PRIMING FOR SUPERERUPTION:  THE HOT PRE-PEACH SPRING TUFF LAVA FLOWS AND PEACH SPRING TUFF MAFIC ENCLAVES, BLACK MOUNTAINS, ARIZONA


FLANSBURG, Megan, Department of Geology, College of William & Mary, Williamsburg, VA 23185, MILLER, Calvin, Earth and Environmental Sciences, Vanderbilt University, VU Station B #351805, 2301 Vanderbilt Place, Nashville, TN 37235, MCDOWELL, Susanne M., Earth and Environmental Sciences, Vanderbilt University, Nashville, TN 37235, CRIBB, J. Warner, Geosciences, Middle Tennessee State Univ, Murfreesboro, TN 37132 and BAILEY, Christopher, Department of Geology, College of William & Mary, P.O. Box 8795, Williamsburg, VA 23187-8795, meflansburg@email.wm.edu

Supereruptions are some of the most cataclysmic events on Earth, ejecting greater than 450 km3 of volcanic material.
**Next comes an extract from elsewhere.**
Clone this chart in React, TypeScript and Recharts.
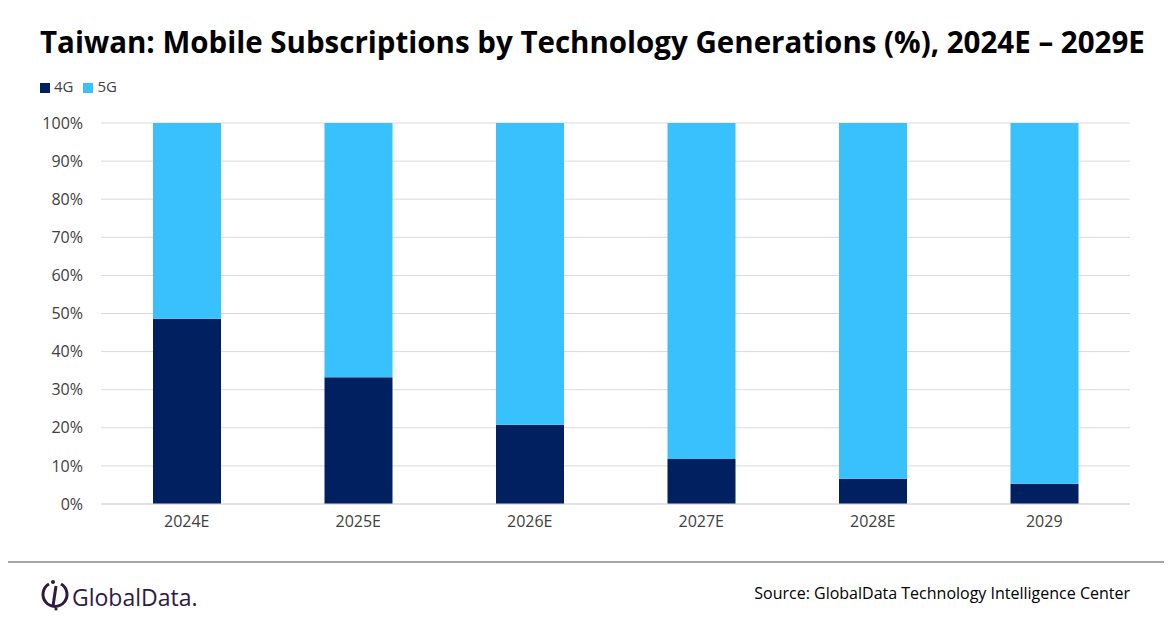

The 18.8 Ma Peach Spring Tuff (PST) erupted in what is now the southern Black Mountains, Arizona (Ferguson et al., 2013), with outflow deposits covering an area greater than 35,000 km2 (Glazner et al., 1986). The volcanic deposits erupted just prior to PST supereruption provide important insights on pre-supereruption magmatic conditions in the Black Mountains volcanic center. The pre-PST volcanic sequence consists of a ~1 km thick suite of trachyte lavas, a relatively thin section of more mafic lavas, and Cook Canyon Tuff: an ignimbrite distinct from and smaller than PST (Pratt et al., 2014 GSA). We took samples of pre-PST mafic lavas, one trachyte lava, and magmatic enclaves within PST. Bulk analyses of samples were obtained with XRF, phenocryst compositions were determined by SEM, and magmatic temperatures were estimated through use of the Excel MELTS program and apatite-saturation modeling. An atypically hot (~1015°C), aphyric trachyte lava, last of the thick trachyte sequence, contrasts with the rest of the sequence at temperatures near 850°C (Rice et al., 2014 GSA) and is followed by the eruption of relatively mafic magmas that suggest significant heat input. Mafic lavas range from trachybasalts to basaltic trachyandesites, with estimated temperatures ranging from 1020-1150°C (assuming water content of 2 weight % and constant pressure of 200 MPa). Magmatic enclaves within the PST itself also range from trachybasalt to trachyandesite, and are similar geochemically and in phenocryst assemblage to the mafic lavas. Estimated temperatures of enclave magmas range from 1010-1075°C, similar to those of the mafic lavas. The only definitive magmatic enclave identified previously within the PST is similar in composition and petrographic characteristics to our enclaves (Pamukcu et al., 2013). The presence of mafic enclaves, alone, is an indicator of hotter magma injected in the (PST) chamber and our data suggests that pre-PST lavas are related to these enclaves. The hot trachyte flow, followed by mafic lavas and related enclaves within the PST, indicate heat input into the Black Mountains magmatic system preceding PST supereruption and are possible evidence of the eruption trigger (cf. Pamukcu et al., 2013).